* [Raw records]
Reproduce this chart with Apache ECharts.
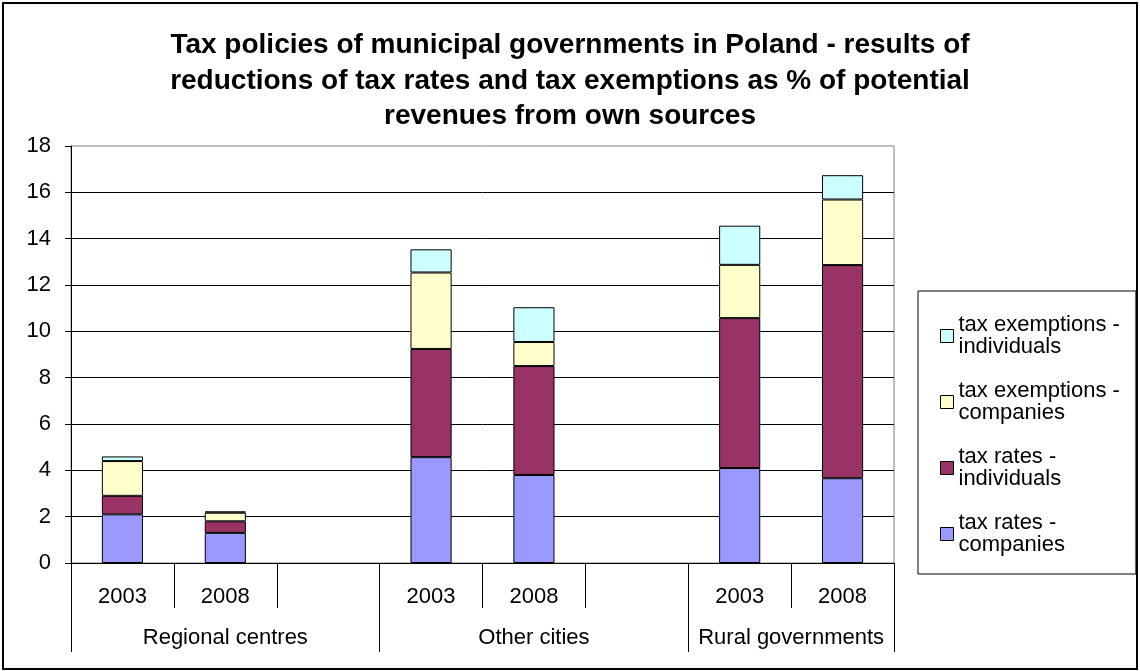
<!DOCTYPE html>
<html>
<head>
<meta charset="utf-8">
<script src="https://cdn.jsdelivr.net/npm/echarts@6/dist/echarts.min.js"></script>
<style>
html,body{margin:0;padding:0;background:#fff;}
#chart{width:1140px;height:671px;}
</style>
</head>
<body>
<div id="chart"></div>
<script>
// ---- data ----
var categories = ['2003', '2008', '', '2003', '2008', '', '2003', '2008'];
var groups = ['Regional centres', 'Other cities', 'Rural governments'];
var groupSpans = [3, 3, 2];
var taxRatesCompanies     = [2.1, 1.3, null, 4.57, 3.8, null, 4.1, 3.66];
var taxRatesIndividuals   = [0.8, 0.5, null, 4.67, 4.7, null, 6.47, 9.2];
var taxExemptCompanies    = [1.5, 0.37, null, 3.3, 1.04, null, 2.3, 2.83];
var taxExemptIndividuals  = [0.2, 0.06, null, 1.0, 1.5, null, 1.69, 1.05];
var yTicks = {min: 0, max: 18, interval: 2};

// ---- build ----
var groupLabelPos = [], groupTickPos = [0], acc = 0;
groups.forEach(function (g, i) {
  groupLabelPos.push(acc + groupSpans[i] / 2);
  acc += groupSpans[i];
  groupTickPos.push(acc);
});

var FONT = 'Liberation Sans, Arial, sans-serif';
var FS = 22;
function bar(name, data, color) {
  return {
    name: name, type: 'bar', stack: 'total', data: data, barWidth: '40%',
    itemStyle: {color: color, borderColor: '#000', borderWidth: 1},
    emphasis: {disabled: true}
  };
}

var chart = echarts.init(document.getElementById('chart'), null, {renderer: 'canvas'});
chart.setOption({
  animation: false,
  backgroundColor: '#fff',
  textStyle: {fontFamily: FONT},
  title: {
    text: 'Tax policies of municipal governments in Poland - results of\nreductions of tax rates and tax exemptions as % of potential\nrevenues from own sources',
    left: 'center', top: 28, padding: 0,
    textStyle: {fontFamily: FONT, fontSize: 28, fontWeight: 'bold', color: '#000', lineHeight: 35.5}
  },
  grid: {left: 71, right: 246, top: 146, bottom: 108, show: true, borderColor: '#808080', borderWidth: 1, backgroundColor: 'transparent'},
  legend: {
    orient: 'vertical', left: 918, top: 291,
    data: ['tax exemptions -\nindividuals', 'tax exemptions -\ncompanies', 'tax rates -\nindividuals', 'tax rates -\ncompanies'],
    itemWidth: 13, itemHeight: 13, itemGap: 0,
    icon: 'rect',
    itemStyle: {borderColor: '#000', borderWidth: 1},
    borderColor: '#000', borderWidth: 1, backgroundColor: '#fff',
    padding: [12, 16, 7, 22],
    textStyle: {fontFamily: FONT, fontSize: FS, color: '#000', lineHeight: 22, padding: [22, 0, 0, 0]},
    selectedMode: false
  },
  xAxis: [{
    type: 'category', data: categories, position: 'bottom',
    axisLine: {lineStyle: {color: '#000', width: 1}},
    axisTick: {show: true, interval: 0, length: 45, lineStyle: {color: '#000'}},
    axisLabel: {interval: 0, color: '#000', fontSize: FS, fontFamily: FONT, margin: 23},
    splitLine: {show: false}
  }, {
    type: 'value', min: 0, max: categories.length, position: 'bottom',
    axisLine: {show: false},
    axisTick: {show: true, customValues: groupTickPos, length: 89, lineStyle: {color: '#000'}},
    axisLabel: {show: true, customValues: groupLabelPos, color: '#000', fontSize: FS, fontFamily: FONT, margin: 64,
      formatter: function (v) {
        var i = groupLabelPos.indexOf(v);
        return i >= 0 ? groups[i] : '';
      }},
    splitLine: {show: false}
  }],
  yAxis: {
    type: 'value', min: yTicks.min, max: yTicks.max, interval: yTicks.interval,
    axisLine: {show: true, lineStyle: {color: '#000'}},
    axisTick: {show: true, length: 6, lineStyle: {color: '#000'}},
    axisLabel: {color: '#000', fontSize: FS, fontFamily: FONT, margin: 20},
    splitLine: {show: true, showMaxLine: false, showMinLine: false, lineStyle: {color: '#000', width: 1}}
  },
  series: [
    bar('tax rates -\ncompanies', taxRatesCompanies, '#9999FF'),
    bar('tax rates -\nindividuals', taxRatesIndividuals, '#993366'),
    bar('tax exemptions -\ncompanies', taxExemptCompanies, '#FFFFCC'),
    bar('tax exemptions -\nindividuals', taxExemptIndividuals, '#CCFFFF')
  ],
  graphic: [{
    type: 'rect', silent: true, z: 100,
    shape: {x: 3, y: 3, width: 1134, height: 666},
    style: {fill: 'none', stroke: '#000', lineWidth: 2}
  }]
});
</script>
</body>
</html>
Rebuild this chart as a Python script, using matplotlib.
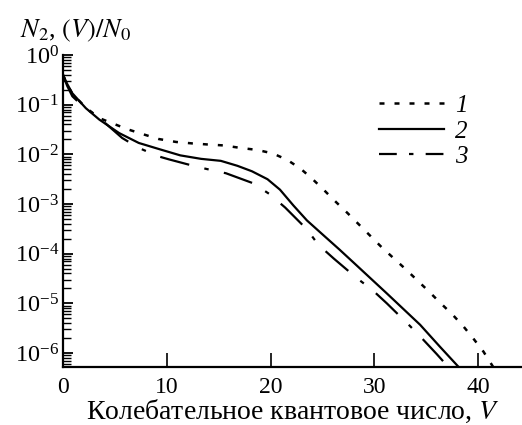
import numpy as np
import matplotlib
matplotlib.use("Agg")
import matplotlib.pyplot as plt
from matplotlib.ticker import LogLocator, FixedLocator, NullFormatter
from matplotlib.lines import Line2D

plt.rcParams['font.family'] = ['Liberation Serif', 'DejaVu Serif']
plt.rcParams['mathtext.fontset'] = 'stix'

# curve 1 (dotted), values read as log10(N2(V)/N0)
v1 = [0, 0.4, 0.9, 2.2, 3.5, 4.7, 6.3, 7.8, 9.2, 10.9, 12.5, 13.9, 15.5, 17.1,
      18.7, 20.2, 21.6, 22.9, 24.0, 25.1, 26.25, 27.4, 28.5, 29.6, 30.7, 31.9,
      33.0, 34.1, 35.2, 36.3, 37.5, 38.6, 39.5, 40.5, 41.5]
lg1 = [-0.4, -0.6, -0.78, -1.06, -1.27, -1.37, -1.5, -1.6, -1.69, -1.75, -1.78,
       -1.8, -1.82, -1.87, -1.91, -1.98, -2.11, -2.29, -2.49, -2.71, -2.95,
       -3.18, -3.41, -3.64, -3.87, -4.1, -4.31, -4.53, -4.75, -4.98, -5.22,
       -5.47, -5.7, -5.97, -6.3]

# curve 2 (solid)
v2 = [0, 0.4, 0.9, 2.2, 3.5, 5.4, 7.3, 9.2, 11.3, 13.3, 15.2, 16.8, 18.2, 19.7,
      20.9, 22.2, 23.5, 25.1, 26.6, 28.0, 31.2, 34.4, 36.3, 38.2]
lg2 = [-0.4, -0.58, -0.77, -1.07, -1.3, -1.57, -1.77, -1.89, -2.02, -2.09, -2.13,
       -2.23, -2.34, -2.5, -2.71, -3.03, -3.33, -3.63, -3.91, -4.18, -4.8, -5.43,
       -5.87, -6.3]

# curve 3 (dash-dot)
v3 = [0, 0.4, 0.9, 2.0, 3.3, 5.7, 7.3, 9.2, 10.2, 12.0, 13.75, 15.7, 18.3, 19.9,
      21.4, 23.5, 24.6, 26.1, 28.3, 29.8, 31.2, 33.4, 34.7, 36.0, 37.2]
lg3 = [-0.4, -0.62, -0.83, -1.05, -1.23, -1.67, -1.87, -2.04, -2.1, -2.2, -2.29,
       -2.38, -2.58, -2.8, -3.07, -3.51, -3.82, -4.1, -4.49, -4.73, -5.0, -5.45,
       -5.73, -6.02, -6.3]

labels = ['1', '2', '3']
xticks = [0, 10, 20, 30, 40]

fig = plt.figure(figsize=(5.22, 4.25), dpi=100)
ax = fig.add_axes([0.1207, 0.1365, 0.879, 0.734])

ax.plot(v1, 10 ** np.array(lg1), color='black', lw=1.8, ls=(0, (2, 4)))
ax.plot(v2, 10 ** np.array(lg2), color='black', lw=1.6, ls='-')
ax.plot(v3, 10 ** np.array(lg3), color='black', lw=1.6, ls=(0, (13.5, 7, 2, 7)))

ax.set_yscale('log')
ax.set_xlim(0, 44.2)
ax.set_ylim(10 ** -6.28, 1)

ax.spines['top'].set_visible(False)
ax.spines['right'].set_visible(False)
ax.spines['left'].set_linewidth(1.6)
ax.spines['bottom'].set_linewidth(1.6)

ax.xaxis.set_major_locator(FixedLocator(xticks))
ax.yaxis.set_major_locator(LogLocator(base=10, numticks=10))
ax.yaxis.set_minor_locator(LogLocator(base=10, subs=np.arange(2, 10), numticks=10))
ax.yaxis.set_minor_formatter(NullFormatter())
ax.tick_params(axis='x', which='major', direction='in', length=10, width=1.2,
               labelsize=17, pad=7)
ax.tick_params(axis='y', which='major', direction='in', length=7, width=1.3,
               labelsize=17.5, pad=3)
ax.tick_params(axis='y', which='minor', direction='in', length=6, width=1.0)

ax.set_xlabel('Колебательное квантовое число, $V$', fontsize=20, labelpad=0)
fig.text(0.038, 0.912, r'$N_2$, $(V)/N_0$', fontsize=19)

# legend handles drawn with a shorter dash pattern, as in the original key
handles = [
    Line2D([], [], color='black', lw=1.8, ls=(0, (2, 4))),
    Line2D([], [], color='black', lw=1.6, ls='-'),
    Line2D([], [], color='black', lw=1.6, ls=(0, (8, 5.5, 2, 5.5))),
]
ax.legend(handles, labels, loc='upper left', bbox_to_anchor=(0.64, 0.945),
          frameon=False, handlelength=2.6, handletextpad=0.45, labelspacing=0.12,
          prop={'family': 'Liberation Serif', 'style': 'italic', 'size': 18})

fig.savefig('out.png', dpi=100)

* [Brief] Reproduce, word for word, only the lines in the records above from the line with "Rebuild this chart" through the line with "-5.87, -6.3]", including both ends; omit the pictures.

* [Correct answer]
Rebuild this chart as a Python script, using matplotlib.
import numpy as np
import matplotlib
matplotlib.use("Agg")
import matplotlib.pyplot as plt
from matplotlib.ticker import LogLocator, FixedLocator, NullFormatter
from matplotlib.lines import Line2D

plt.rcParams['font.family'] = ['Liberation Serif', 'DejaVu Serif']
plt.rcParams['mathtext.fontset'] = 'stix'

# curve 1 (dotted), values read as log10(N2(V)/N0)
v1 = [0, 0.4, 0.9, 2.2, 3.5, 4.7, 6.3, 7.8, 9.2, 10.9, 12.5, 13.9, 15.5, 17.1,
      18.7, 20.2, 21.6, 22.9, 24.0, 25.1, 26.25, 27.4, 28.5, 29.6, 30.7, 31.9,
      33.0, 34.1, 35.2, 36.3, 37.5, 38.6, 39.5, 40.5, 41.5]
lg1 = [-0.4, -0.6, -0.78, -1.06, -1.27, -1.37, -1.5, -1.6, -1.69, -1.75, -1.78,
       -1.8, -1.82, -1.87, -1.91, -1.98, -2.11, -2.29, -2.49, -2.71, -2.95,
       -3.18, -3.41, -3.64, -3.87, -4.1, -4.31, -4.53, -4.75, -4.98, -5.22,
       -5.47, -5.7, -5.97, -6.3]

# curve 2 (solid)
v2 = [0, 0.4, 0.9, 2.2, 3.5, 5.4, 7.3, 9.2, 11.3, 13.3, 15.2, 16.8, 18.2, 19.7,
      20.9, 22.2, 23.5, 25.1, 26.6, 28.0, 31.2, 34.4, 36.3, 38.2]
lg2 = [-0.4, -0.58, -0.77, -1.07, -1.3, -1.57, -1.77, -1.89, -2.02, -2.09, -2.13,
       -2.23, -2.34, -2.5, -2.71, -3.03, -3.33, -3.63, -3.91, -4.18, -4.8, -5.43,
       -5.87, -6.3]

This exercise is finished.